__TASK GOAL__:
Return only the lines from the top of the data down to the one that holds "const H = 486;", both included, without any pictures.

★ ★ ★

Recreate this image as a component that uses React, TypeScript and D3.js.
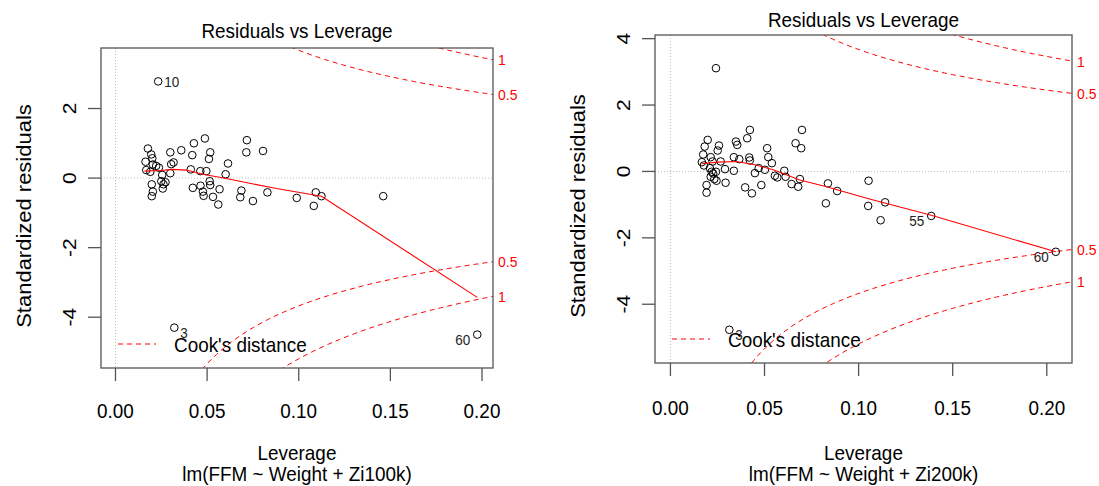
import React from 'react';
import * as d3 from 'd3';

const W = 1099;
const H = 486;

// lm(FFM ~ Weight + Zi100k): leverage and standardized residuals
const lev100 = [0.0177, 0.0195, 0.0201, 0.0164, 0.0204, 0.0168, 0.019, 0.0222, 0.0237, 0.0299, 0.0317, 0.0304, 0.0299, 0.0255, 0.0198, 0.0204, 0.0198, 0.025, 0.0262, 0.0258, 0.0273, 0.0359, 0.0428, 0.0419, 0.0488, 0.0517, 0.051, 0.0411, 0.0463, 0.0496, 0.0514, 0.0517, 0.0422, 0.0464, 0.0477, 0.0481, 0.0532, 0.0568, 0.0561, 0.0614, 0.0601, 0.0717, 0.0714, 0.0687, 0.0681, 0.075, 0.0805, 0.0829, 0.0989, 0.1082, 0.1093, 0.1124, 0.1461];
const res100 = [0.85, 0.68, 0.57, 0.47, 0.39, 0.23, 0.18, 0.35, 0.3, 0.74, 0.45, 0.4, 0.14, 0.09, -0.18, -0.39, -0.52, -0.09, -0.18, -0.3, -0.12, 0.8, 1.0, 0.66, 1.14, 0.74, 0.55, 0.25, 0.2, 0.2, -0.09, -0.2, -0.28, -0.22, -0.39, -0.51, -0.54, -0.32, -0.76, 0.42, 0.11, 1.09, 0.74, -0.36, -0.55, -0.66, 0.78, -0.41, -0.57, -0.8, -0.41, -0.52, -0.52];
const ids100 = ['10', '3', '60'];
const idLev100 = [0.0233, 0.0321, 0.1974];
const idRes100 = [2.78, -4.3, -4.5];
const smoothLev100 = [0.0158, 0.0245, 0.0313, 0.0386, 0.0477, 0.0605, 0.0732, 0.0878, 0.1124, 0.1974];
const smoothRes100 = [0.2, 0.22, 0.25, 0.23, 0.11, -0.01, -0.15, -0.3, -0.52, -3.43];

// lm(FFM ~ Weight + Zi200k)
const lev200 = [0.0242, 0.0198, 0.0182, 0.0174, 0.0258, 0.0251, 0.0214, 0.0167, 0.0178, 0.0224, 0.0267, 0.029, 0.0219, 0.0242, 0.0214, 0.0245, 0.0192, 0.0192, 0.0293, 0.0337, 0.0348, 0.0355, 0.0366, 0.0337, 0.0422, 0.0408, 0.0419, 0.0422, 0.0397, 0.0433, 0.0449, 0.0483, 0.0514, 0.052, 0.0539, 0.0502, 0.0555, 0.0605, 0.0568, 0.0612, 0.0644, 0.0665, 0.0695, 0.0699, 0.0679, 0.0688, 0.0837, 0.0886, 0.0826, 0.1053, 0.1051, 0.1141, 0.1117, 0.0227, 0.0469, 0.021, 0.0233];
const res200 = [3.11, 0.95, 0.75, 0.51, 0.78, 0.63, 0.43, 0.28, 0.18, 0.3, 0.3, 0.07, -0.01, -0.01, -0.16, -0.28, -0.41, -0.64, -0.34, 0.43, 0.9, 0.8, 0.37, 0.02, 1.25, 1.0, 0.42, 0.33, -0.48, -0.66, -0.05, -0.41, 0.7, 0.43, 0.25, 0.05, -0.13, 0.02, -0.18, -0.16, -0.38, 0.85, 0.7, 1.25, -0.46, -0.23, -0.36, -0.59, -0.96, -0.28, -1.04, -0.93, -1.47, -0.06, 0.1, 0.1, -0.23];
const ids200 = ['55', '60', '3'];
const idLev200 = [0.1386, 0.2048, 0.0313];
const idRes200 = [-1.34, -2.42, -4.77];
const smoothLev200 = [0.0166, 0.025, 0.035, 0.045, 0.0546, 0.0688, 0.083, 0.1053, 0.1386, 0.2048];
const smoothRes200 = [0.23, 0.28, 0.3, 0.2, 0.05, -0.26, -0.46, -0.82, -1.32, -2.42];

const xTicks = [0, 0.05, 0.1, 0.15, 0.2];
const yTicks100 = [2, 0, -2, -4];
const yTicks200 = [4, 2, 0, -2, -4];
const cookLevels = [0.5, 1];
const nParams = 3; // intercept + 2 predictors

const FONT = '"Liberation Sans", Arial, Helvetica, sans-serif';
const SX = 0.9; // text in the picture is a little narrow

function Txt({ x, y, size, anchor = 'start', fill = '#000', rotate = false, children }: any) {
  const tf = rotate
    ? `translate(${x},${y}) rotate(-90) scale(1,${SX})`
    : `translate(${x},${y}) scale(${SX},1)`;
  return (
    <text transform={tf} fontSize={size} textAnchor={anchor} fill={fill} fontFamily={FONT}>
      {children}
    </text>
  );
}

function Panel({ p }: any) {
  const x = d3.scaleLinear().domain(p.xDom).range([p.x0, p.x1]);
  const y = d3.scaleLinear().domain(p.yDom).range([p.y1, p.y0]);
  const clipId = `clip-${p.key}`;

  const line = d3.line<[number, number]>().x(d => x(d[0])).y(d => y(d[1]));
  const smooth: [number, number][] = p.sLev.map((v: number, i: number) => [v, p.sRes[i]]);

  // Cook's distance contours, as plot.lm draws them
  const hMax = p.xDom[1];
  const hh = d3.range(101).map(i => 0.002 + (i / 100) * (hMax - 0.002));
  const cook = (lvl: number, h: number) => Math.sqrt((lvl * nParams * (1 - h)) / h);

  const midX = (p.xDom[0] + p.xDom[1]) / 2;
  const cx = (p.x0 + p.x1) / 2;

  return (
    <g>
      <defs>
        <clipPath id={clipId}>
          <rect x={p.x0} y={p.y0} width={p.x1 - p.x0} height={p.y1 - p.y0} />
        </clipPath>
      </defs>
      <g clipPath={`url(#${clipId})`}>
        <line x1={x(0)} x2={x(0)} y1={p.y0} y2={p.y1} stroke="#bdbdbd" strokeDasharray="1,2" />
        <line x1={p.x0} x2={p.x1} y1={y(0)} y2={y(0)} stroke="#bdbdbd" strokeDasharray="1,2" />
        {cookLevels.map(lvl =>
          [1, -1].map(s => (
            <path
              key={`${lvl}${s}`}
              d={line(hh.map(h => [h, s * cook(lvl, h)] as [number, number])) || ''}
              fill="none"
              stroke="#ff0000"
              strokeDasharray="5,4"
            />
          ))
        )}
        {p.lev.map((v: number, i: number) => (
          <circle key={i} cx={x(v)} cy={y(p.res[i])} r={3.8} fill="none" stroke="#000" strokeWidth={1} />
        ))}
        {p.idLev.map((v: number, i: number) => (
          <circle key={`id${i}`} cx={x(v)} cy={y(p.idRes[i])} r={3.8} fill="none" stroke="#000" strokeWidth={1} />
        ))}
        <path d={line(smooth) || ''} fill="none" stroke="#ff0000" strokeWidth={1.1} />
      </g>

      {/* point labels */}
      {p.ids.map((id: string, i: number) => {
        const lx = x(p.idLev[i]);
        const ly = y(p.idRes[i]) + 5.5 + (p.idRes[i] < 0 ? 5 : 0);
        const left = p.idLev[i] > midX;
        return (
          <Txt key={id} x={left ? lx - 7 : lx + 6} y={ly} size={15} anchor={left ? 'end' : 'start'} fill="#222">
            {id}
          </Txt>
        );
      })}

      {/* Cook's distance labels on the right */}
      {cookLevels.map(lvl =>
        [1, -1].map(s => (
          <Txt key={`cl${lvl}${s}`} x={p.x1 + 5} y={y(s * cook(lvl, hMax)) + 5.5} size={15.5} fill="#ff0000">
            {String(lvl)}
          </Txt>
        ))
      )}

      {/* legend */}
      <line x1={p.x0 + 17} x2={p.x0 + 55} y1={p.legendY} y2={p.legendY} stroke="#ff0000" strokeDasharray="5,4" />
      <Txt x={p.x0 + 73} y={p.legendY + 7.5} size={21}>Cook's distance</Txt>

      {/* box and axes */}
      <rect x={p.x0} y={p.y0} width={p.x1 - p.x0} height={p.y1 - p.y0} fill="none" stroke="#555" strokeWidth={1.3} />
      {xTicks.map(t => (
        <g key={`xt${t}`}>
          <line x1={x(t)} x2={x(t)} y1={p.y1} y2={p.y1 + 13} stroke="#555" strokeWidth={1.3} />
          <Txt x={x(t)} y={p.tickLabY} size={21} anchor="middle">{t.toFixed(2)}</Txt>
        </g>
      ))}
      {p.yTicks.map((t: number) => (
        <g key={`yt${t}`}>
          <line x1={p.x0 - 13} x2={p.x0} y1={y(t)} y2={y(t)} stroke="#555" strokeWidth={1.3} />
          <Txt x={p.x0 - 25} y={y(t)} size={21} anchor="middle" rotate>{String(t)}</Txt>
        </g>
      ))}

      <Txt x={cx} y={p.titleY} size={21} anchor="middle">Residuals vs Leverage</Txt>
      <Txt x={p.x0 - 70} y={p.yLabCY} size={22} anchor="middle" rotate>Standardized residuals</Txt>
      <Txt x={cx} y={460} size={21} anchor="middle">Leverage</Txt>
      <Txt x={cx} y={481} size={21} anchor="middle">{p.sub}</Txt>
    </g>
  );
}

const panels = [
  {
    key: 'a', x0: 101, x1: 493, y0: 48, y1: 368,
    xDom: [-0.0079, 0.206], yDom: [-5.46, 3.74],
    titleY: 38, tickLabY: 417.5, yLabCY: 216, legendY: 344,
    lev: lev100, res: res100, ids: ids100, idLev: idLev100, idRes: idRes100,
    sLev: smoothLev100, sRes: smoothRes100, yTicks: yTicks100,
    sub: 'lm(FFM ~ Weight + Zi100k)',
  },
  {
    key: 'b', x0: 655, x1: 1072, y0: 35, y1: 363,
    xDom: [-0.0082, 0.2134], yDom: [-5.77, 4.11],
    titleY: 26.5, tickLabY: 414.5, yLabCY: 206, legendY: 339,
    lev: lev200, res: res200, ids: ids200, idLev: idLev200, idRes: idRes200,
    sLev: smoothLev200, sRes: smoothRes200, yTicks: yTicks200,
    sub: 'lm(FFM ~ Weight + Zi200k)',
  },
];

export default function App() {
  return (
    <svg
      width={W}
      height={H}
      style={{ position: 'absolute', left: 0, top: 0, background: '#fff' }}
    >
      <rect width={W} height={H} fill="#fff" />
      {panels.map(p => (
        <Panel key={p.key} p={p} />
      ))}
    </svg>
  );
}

★ ★ ★

__TASK RESULT__:
Recreate this image as a component that uses React, TypeScript and D3.js.
import React from 'react';
import * as d3 from 'd3';

const W = 1099;
const H = 486;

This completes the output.